:: Entries

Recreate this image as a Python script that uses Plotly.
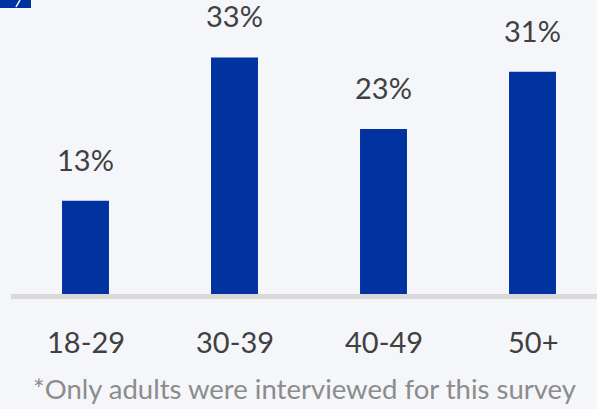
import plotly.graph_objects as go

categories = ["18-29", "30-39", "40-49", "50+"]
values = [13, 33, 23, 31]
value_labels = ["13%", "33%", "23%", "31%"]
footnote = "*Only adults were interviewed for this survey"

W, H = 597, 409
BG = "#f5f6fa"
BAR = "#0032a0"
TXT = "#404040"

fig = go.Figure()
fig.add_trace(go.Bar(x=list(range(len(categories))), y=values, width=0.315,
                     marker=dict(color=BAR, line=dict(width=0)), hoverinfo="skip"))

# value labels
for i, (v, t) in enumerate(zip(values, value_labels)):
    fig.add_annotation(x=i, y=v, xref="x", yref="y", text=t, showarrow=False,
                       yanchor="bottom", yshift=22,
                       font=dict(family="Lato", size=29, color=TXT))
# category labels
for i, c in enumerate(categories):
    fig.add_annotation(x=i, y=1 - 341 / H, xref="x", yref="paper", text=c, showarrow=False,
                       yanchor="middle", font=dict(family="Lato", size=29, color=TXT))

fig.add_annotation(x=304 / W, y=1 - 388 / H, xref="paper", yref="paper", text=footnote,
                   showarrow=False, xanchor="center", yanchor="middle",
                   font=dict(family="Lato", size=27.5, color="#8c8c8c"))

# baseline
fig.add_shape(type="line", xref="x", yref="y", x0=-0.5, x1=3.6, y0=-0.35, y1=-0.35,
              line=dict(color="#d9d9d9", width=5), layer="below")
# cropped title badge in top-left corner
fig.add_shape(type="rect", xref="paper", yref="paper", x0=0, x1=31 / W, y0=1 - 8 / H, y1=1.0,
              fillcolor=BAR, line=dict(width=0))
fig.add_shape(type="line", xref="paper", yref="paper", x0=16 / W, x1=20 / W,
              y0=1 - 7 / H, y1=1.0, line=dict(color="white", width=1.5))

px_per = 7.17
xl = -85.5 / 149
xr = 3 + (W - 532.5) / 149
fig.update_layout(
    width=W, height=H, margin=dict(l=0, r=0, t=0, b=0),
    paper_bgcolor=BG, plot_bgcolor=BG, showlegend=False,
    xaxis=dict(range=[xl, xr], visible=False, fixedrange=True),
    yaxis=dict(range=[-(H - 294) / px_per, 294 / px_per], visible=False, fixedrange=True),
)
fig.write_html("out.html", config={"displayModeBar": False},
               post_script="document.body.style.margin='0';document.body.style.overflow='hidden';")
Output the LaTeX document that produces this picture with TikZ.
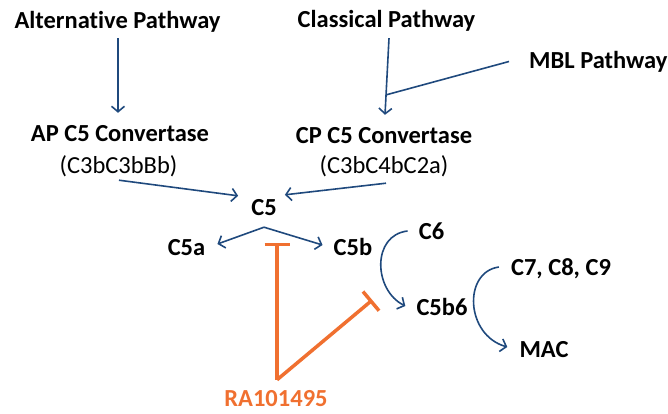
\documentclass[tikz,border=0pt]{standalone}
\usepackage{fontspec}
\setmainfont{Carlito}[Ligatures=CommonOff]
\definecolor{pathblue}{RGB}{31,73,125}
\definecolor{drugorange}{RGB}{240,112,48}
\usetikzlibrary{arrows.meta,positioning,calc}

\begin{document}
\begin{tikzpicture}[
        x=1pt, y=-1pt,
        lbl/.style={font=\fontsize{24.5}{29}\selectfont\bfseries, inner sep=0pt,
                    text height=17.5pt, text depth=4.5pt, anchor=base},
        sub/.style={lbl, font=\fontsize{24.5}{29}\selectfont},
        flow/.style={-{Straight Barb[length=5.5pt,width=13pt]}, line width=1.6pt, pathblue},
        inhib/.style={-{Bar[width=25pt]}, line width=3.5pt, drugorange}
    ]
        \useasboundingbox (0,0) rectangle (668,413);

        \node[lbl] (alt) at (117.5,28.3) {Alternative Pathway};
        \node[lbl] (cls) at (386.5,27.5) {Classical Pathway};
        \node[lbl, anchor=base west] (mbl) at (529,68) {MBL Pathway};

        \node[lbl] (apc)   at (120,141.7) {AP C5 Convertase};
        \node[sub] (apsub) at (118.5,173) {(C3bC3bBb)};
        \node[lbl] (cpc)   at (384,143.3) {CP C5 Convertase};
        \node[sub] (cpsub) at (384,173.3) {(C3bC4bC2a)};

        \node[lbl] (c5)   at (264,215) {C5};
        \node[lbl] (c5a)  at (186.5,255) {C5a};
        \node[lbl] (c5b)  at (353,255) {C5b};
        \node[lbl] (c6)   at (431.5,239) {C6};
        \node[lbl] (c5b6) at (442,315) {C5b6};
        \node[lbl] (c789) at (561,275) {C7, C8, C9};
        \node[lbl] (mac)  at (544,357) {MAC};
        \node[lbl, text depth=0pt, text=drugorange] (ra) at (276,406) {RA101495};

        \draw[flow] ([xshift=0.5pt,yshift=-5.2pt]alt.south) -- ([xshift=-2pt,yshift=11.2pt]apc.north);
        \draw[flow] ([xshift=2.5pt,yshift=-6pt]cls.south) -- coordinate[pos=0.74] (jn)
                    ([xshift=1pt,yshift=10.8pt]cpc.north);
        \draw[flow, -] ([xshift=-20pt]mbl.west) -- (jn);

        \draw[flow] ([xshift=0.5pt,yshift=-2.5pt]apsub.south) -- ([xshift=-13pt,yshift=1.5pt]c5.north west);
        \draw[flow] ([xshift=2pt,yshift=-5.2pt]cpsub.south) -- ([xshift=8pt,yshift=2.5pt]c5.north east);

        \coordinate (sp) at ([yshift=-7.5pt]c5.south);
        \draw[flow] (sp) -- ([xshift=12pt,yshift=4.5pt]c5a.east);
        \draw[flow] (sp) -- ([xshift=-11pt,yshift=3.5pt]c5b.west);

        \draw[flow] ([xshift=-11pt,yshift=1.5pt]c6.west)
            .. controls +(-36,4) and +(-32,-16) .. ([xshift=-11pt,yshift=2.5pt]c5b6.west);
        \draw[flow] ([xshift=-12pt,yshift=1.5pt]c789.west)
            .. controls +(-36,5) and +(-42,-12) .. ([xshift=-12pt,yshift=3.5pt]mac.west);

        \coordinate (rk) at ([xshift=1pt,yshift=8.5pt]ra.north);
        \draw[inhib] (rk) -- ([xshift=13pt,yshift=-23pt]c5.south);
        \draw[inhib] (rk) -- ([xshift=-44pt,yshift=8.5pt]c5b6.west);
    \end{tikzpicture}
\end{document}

::::

Exercise description:
Copy the records above exactly. The pictures are not part of the copy.

Result of this task:
Recreate this image as a Python script that uses Plotly.
import plotly.graph_objects as go

categories = ["18-29", "30-39", "40-49", "50+"]
values = [13, 33, 23, 31]
value_labels = ["13%", "33%", "23%", "31%"]
footnote = "*Only adults were interviewed for this survey"

W, H = 597, 409
BG = "#f5f6fa"
BAR = "#0032a0"
TXT = "#404040"

fig = go.Figure()
fig.add_trace(go.Bar(x=list(range(len(categories))), y=values, width=0.315,
                     marker=dict(color=BAR, line=dict(width=0)), hoverinfo="skip"))

# value labels
for i, (v, t) in enumerate(zip(values, value_labels)):
    fig.add_annotation(x=i, y=v, xref="x", yref="y", text=t, showarrow=False,
                       yanchor="bottom", yshift=22,
                       font=dict(family="Lato", size=29, color=TXT))
# category labels
for i, c in enumerate(categories):
    fig.add_annotation(x=i, y=1 - 341 / H, xref="x", yref="paper", text=c, showarrow=False,
                       yanchor="middle", font=dict(family="Lato", size=29, color=TXT))

fig.add_annotation(x=304 / W, y=1 - 388 / H, xref="paper", yref="paper", text=footnote,
                   showarrow=False, xanchor="center", yanchor="middle",
                   font=dict(family="Lato", size=27.5, color="#8c8c8c"))

# baseline
fig.add_shape(type="line", xref="x", yref="y", x0=-0.5, x1=3.6, y0=-0.35, y1=-0.35,
              line=dict(color="#d9d9d9", width=5), layer="below")
# cropped title badge in top-left corner
fig.add_shape(type="rect", xref="paper", yref="paper", x0=0, x1=31 / W, y0=1 - 8 / H, y1=1.0,
              fillcolor=BAR, line=dict(width=0))
fig.add_shape(type="line", xref="paper", yref="paper", x0=16 / W, x1=20 / W,
              y0=1 - 7 / H, y1=1.0, line=dict(color="white", width=1.5))

px_per = 7.17
xl = -85.5 / 149
xr = 3 + (W - 532.5) / 149
fig.update_layout(
    width=W, height=H, margin=dict(l=0, r=0, t=0, b=0),
    paper_bgcolor=BG, plot_bgcolor=BG, showlegend=False,
    xaxis=dict(range=[xl, xr], visible=False, fixedrange=True),
    yaxis=dict(range=[-(H - 294) / px_per, 294 / px_per], visible=False, fixedrange=True),
)
fig.write_html("out.html", config={"displayModeBar": False},
               post_script="document.body.style.margin='0';document.body.style.overflow='hidden';")
Output the LaTeX document that produces this picture with TikZ.
\documentclass[tikz,border=0pt]{standalone}
\usepackage{fontspec}
\setmainfont{Carlito}[Ligatures=CommonOff]
\definecolor{pathblue}{RGB}{31,73,125}
\definecolor{drugorange}{RGB}{240,112,48}
\usetikzlibrary{arrows.meta,positioning,calc}

\begin{document}
\begin{tikzpicture}[
        x=1pt, y=-1pt,
        lbl/.style={font=\fontsize{24.5}{29}\selectfont\bfseries, inner sep=0pt,
                    text height=17.5pt, text depth=4.5pt, anchor=base},
        sub/.style={lbl, font=\fontsize{24.5}{29}\selectfont},
        flow/.style={-{Straight Barb[length=5.5pt,width=13pt]}, line width=1.6pt, pathblue},
        inhib/.style={-{Bar[width=25pt]}, line width=3.5pt, drugorange}
    ]
        \useasboundingbox (0,0) rectangle (668,413);

        \node[lbl] (alt) at (117.5,28.3) {Alternative Pathway};
        \node[lbl] (cls) at (386.5,27.5) {Classical Pathway};
        \node[lbl, anchor=base west] (mbl) at (529,68) {MBL Pathway};

        \node[lbl] (apc)   at (120,141.7) {AP C5 Convertase};
        \node[sub] (apsub) at (118.5,173) {(C3bC3bBb)};
        \node[lbl] (cpc)   at (384,143.3) {CP C5 Convertase};
        \node[sub] (cpsub) at (384,173.3) {(C3bC4bC2a)};

        \node[lbl] (c5)   at (264,215) {C5};
        \node[lbl] (c5a)  at (186.5,255) {C5a};
        \node[lbl] (c5b)  at (353,255) {C5b};
        \node[lbl] (c6)   at (431.5,239) {C6};
        \node[lbl] (c5b6) at (442,315) {C5b6};
        \node[lbl] (c789) at (561,275) {C7, C8, C9};
        \node[lbl] (mac)  at (544,357) {MAC};
        \node[lbl, text depth=0pt, text=drugorange] (ra) at (276,406) {RA101495};

        \draw[flow] ([xshift=0.5pt,yshift=-5.2pt]alt.south) -- ([xshift=-2pt,yshift=11.2pt]apc.north);
        \draw[flow] ([xshift=2.5pt,yshift=-6pt]cls.south) -- coordinate[pos=0.74] (jn)
                    ([xshift=1pt,yshift=10.8pt]cpc.north);
        \draw[flow, -] ([xshift=-20pt]mbl.west) -- (jn);

        \draw[flow] ([xshift=0.5pt,yshift=-2.5pt]apsub.south) -- ([xshift=-13pt,yshift=1.5pt]c5.north west);
        \draw[flow] ([xshift=2pt,yshift=-5.2pt]cpsub.south) -- ([xshift=8pt,yshift=2.5pt]c5.north east);

        \coordinate (sp) at ([yshift=-7.5pt]c5.south);
        \draw[flow] (sp) -- ([xshift=12pt,yshift=4.5pt]c5a.east);
        \draw[flow] (sp) -- ([xshift=-11pt,yshift=3.5pt]c5b.west);

        \draw[flow] ([xshift=-11pt,yshift=1.5pt]c6.west)
            .. controls +(-36,4) and +(-32,-16) .. ([xshift=-11pt,yshift=2.5pt]c5b6.west);
        \draw[flow] ([xshift=-12pt,yshift=1.5pt]c789.west)
            .. controls +(-36,5) and +(-42,-12) .. ([xshift=-12pt,yshift=3.5pt]mac.west);

        \coordinate (rk) at ([xshift=1pt,yshift=8.5pt]ra.north);
        \draw[inhib] (rk) -- ([xshift=13pt,yshift=-23pt]c5.south);
        \draw[inhib] (rk) -- ([xshift=-44pt,yshift=8.5pt]c5b6.west);
    \end{tikzpicture}
\end{document}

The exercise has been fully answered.